** BEGIN DATASET EXCERPTS **
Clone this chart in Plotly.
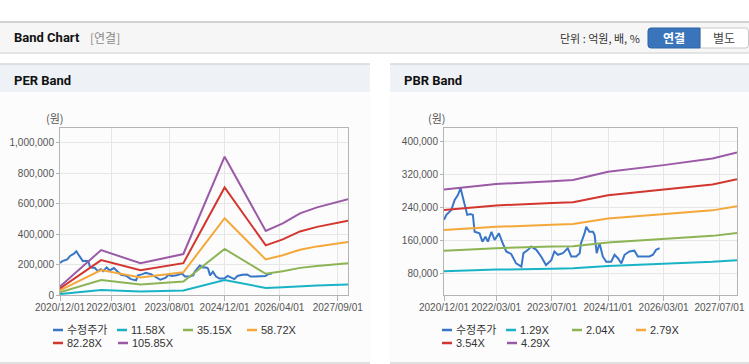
import plotly.graph_objects as go

W, H = 749, 364


def px(x):
    return x / W


def py(y):
    return 1 - y / H


# ---------------- data ----------------
series_names_per = ["수정주가", "11.58X", "35.15X", "58.72X", "82.28X", "105.85X"]
series_names_pbr = ["수정주가", "1.29X", "2.04X", "2.79X", "3.54X", "4.29X"]
series_colors = ["#3a76c8", "#1ab3c6", "#8cb454", "#f4a83a", "#d3362e", "#9b5aa6"]

price_dates = [
    "2020-12-01", "2020-12-22", "2021-02-03", "2021-03-03", "2021-04-01", "2021-04-25",
    "2021-05-13", "2021-06-07", "2021-06-22", "2021-07-19", "2021-08-10", "2021-08-25",
    "2021-10-07", "2021-11-01", "2021-11-28", "2021-12-19", "2022-01-19", "2022-02-15",
    "2022-03-25", "2022-04-28", "2022-05-28", "2022-07-10", "2022-08-22", "2022-10-07",
    "2022-10-25", "2022-12-04", "2023-01-01", "2023-02-15", "2023-03-28", "2023-05-10",
    "2023-06-25", "2023-07-22", "2023-08-22", "2023-10-04", "2023-11-16", "2023-12-16",
    "2024-01-28", "2024-02-28", "2024-03-10", "2024-04-10", "2024-04-25", "2024-05-22",
    "2024-06-22", "2024-07-07", "2024-07-25", "2024-08-19", "2024-09-16", "2024-10-16",
    "2024-11-28", "2024-12-28", "2025-01-28", "2025-02-25", "2025-03-25", "2025-05-07",
    "2025-06-19", "2025-07-19", "2025-09-01", "2025-10-28", "2025-11-28", "2025-12-25",
    "2026-01-25",
]
price_values = [
    210000, 222000, 234000, 258000, 270000, 287000,
    266000, 242000, 222000, 224000, 222000, 181000,
    177000, 157000, 169000, 157000, 181000, 161000,
    177000, 153000, 133000, 127000, 104000, 96000,
    129000, 137000, 145000, 137000, 121000, 100000,
    112000, 133000, 125000, 129000, 141000, 121000,
    121000, 129000, 153000, 177000, 193000, 181000,
    181000, 173000, 129000, 153000, 121000, 108000,
    108000, 125000, 116000, 104000, 125000, 133000,
    135000, 121000, 121000, 121000, 125000, 137000,
    141000,
]

per_dates = ["2020-12-01", "2021-12-01", "2022-11-15", "2023-12-01", "2024-12-01",
             "2025-12-01", "2026-05-01", "2026-10-01", "2027-03-01", "2027-12-01"]
per_11_58 = [6000, 32000, 23000, 29000, 99000, 46000, 51000, 59000, 63000, 69000]
per_35_15 = [18000, 98000, 69000, 89000, 302000, 139000, 156000, 178000, 191000, 209000]
per_58_72 = [31000, 164000, 115000, 149000, 504000, 233000, 261000, 297000, 319000, 348000]
per_82_28 = [43000, 229000, 162000, 209000, 706000, 326000, 365000, 417000, 447000, 488000]
per_105_85 = [55000, 295000, 208000, 269000, 908000, 420000, 470000, 536000, 575000, 628000]

pbr_dates = ["2020-12-01", "2022-03-01", "2023-07-01", "2024-01-01", "2024-11-01",
             "2026-03-01", "2027-05-01", "2027-12-01"]
pbr_1_29 = [85000, 89000, 91000, 92000, 98000, 103000, 108000, 112000]
pbr_2_04 = [135000, 141000, 145000, 146000, 155000, 163000, 171000, 178000]
pbr_2_79 = [185000, 193000, 198000, 200000, 213000, 223000, 233000, 243000]
pbr_3_54 = [234000, 245000, 251000, 253000, 270000, 283000, 296000, 309000]
pbr_4_29 = [284000, 297000, 304000, 307000, 327000, 343000, 359000, 374000]

per_xtick_vals = ["2020-12-01", "2022-03-01", "2023-08-01", "2024-12-01", "2026-04-01", "2027-09-01"]
per_xtick_text = ["2020/12/01", "2022/03/01", "2023/08/01", "2024/12/01", "2026/04/01", "2027/09/01"]
pbr_xtick_vals = ["2020-12-01", "2022-03-01", "2023-07-01", "2024-11-01", "2026-03-01", "2027-07-01"]
pbr_xtick_text = ["2020/12/01", "2022/03/01", "2023/07/01", "2024/11/01", "2026/03/01", "2027/07/01"]
per_ytick_vals = [0, 200000, 400000, 600000, 800000, 1000000]
pbr_ytick_vals = [80000, 160000, 240000, 320000, 400000]

# ---------------- figure ----------------
TICK_FONT = dict(family="Liberation Sans, Arial, sans-serif", size=10, color="#555555")
TEXT_FONT = "Liberation Sans, Noto Sans CJK KR, sans-serif"
KR_FONT = "Noto Sans CJK KR, Liberation Sans, sans-serif"

fig = go.Figure()

per_series = [per_11_58, per_35_15, per_58_72, per_82_28, per_105_85]
pbr_series = [pbr_1_29, pbr_2_04, pbr_2_79, pbr_3_54, pbr_4_29]

fig.add_trace(go.Scatter(x=price_dates, y=price_values, mode="lines", name=series_names_per[0],
                         line=dict(color=series_colors[0], width=2), xaxis="x", yaxis="y",
                         showlegend=False))
for i, vals in enumerate(per_series):
    fig.add_trace(go.Scatter(x=per_dates, y=vals, mode="lines", name=series_names_per[i + 1],
                             line=dict(color=series_colors[i + 1], width=2), xaxis="x", yaxis="y",
                             showlegend=False))

fig.add_trace(go.Scatter(x=price_dates, y=price_values, mode="lines", name=series_names_pbr[0],
                         line=dict(color=series_colors[0], width=2), xaxis="x2", yaxis="y2",
                         showlegend=False))
for i, vals in enumerate(pbr_series):
    fig.add_trace(go.Scatter(x=pbr_dates, y=vals, mode="lines", name=series_names_pbr[i + 1],
                             line=dict(color=series_colors[i + 1], width=2), xaxis="x2", yaxis="y2",
                             showlegend=False))

axis_common = dict(showgrid=True, gridcolor="#e6e6e6", gridwidth=1, showline=True, linecolor="#b4b4b4",
                   linewidth=1, mirror=True, ticks="outside", tickcolor="#b4b4b4", zeroline=False,
                   tickfont=TICK_FONT, fixedrange=True, automargin=False)

fig.update_layout(
    width=W, height=H, autosize=False,
    margin=dict(l=0, r=0, t=0, b=0, pad=0),
    paper_bgcolor="#ffffff", plot_bgcolor="#ffffff",
    showlegend=False,
    xaxis=dict(axis_common, domain=[px(60), px(348)], type="date",
               range=["2020-12-01", "2027-12-01"], tickvals=per_xtick_vals, ticktext=per_xtick_text,
               ticklen=5, tickangle=0, ticklabelstandoff=-2, anchor="y"),
    yaxis=dict(axis_common, domain=[py(295), py(128)], range=[0, 1096000], tickvals=per_ytick_vals,
               tickformat=",d", ticklen=3, anchor="x"),
    xaxis2=dict(axis_common, domain=[px(444), px(737)], type="date",
                range=["2020-12-01", "2027-12-01"], tickvals=pbr_xtick_vals, ticktext=pbr_xtick_text,
                ticklen=5, tickangle=0, ticklabelstandoff=-2, anchor="y2"),
    yaxis2=dict(axis_common, domain=[py(295), py(128)], range=[27200, 433300], tickvals=pbr_ytick_vals,
                tickformat=",d", ticklen=3, anchor="x2"),
)

shapes = []
annotations = []

# header bar
shapes.append(dict(type="rect", xref="paper", yref="paper", x0=0, x1=1, y0=py(52), y1=py(22),
                   fillcolor="#f6f6f6", line=dict(width=0), layer="below"))
shapes.append(dict(type="rect", xref="paper", yref="paper", x0=0, x1=1, y0=py(54), y1=py(52),
                   fillcolor="#e4e4e4", line=dict(width=0), layer="below"))
shapes.append(dict(type="line", xref="paper", yref="paper", x0=0, x1=1, y0=py(22), y1=py(22),
                   line=dict(color="#c4c4c4", width=1.5), layer="below"))

# panels
for (x0, x1) in [(0, 370), (390, 749)]:
    shapes.append(dict(type="rect", xref="paper", yref="paper", x0=px(x0), x1=px(x1), y0=py(363), y1=py(92),
                       fillcolor="#fcfcfc", line=dict(width=0), layer="below"))
    shapes.append(dict(type="rect", xref="paper", yref="paper", x0=px(x0), x1=px(x1), y0=py(92), y1=py(64),
                       fillcolor="#eef1f6", line=dict(width=0), layer="below"))
    shapes.append(dict(type="line", xref="paper", yref="paper", x0=px(x0), x1=px(x1), y0=py(64), y1=py(64),
                       line=dict(color="#d6d6d6", width=1.5), layer="below"))
    shapes.append(dict(type="line", xref="paper", yref="paper", x0=px(x0), x1=px(x1), y0=py(363), y1=py(363),
                       line=dict(color="#d6d6d6", width=1.5), layer="below"))


def rounded_rect(x0, y0, x1, y1, r, left=True, right=True):
    def P(x, y):
        return f"{px(x):.5f},{py(y):.5f}"
    parts = []
    if left:
        parts.append(f"M {P(x0 + r, y0)}")
    else:
        parts.append(f"M {P(x0, y0)}")
    if right:
        parts.append(f"L {P(x1 - r, y0)} Q {P(x1, y0)} {P(x1, y0 + r)} L {P(x1, y1 - r)} Q {P(x1, y1)} {P(x1 - r, y1)}")
    else:
        parts.append(f"L {P(x1, y0)} L {P(x1, y1)}")
    if left:
        parts.append(f"L {P(x0 + r, y1)} Q {P(x0, y1)} {P(x0, y1 - r)} L {P(x0, y0 + r)} Q {P(x0, y0)} {P(x0 + r, y0)} Z")
    else:
        parts.append(f"L {P(x0, y1)} Z")
    return " ".join(parts)


# buttons
shapes.append(dict(type="path", xref="paper", yref="paper", path=rounded_rect(700, 28, 748.5, 48, 3, left=False),
                   fillcolor="#ffffff", line=dict(color="#c8c8c8", width=1)))
shapes.append(dict(type="path", xref="paper", yref="paper", path=rounded_rect(648, 28, 700, 48, 3, right=False),
                   fillcolor="#3a75bb", line=dict(color="#2f64a5", width=1)))

annotations += [
    dict(x=px(12), y=py(38), xref="paper", yref="paper", text="<b>Band Chart</b>", showarrow=False,
         xanchor="left", yanchor="middle", font=dict(family="Roboto, Liberation Sans, sans-serif", size=13, color="#111111")),
    dict(x=px(88), y=py(38), xref="paper", yref="paper", text="[연결]", showarrow=False,
         xanchor="left", yanchor="middle", font=dict(family=KR_FONT, size=12, color="#8a8a8a")),
    dict(x=px(642), y=py(38), xref="paper", yref="paper", text="단위 : 억원, 배, %", showarrow=False,
         xanchor="right", yanchor="middle", font=dict(family=KR_FONT, size=11, color="#333333")),
    dict(x=px(674), y=py(38), xref="paper", yref="paper", text="<b>연결</b>", showarrow=False,
         xanchor="center", yanchor="middle", font=dict(family=KR_FONT, size=12, color="#ffffff")),
    dict(x=px(724), y=py(38), xref="paper", yref="paper", text="별도", showarrow=False,
         xanchor="center", yanchor="middle", font=dict(family=KR_FONT, size=12, color="#444444")),
    dict(x=px(12), y=py(80), xref="paper", yref="paper", text="<b>PER Band</b>", showarrow=False,
         xanchor="left", yanchor="middle", font=dict(family="Roboto, Liberation Sans, sans-serif", size=13, color="#111111")),
    dict(x=px(402), y=py(80), xref="paper", yref="paper", text="<b>PBR Band</b>", showarrow=False,
         xanchor="left", yanchor="middle", font=dict(family="Roboto, Liberation Sans, sans-serif", size=13, color="#111111")),
    dict(x=px(55), y=py(118), xref="paper", yref="paper", text="(원)", showarrow=False,
         xanchor="center", yanchor="middle", font=dict(family=KR_FONT, size=11, color="#555555")),
    dict(x=px(437), y=py(118), xref="paper", yref="paper", text="(원)", showarrow=False,
         xanchor="center", yanchor="middle", font=dict(family=KR_FONT, size=11, color="#555555")),
]

# manual legends
legend_slots = [(0, 330), (64, 330), (130, 330), (194, 330), (0, 343), (65, 343)]
for base_x, names in [(53, series_names_per), (442, series_names_pbr)]:
    for i, name in enumerate(names):
        dx, yy = legend_slots[i]
        x0 = base_x + dx
        shapes.append(dict(type="line", xref="paper", yref="paper", x0=px(x0), x1=px(x0 + 10),
                           y0=py(yy), y1=py(yy), line=dict(color=series_colors[i], width=2.5)))
        annotations.append(dict(x=px(x0 + 12), y=py(yy), xref="paper", yref="paper", text=name,
                                showarrow=False, xanchor="left", yanchor="middle",
                                font=dict(family=TEXT_FONT, size=11, color="#333333")))

fig.update_layout(shapes=shapes, annotations=annotations)

fig.write_html(
    "out.html",
    config={"responsive": False, "displayModeBar": False},
    post_script="document.body.style.margin='0';document.body.style.padding='0';document.body.style.overflow='hidden';",
)
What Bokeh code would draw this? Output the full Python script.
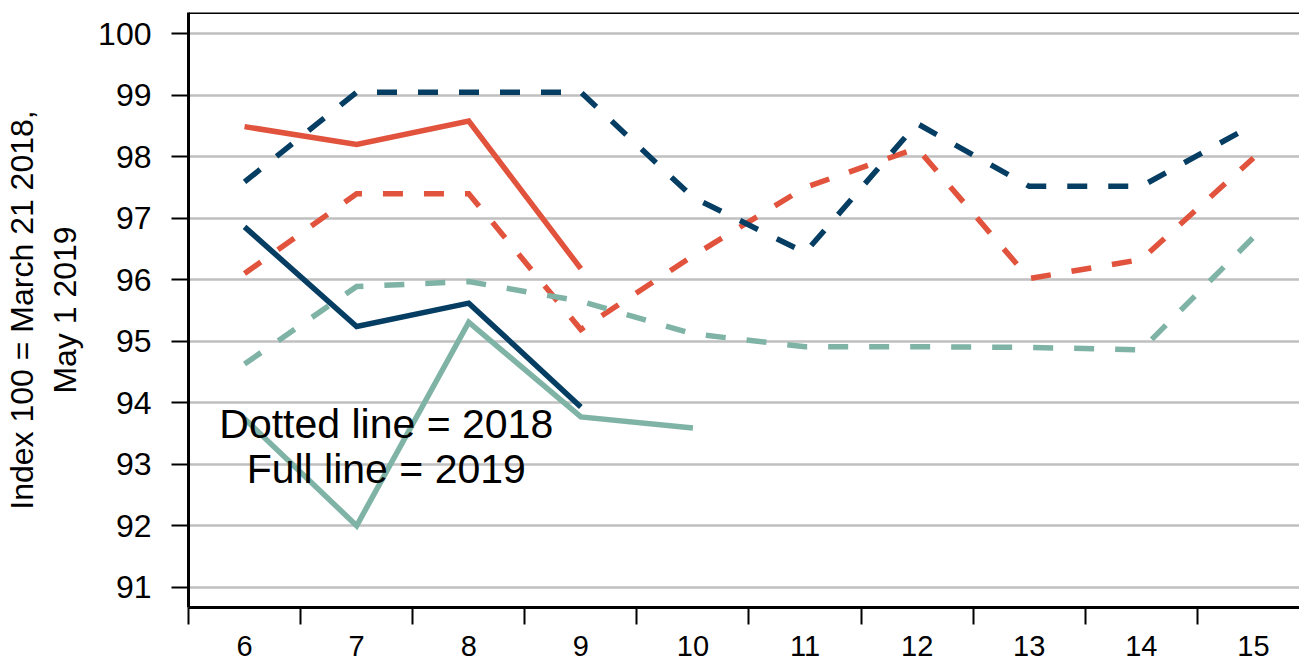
** END DATASET EXCERPTS **
TASK REQUIREMENTS: Please reproduce, word for word, every line from the first line of the records above through the line containing "return 1 - y / H", and leave out the pictures.

IN RESPONSE:
Clone this chart in Plotly.
import plotly.graph_objects as go

W, H = 749, 364


def px(x):
    return x / W


def py(y):
    return 1 - y / H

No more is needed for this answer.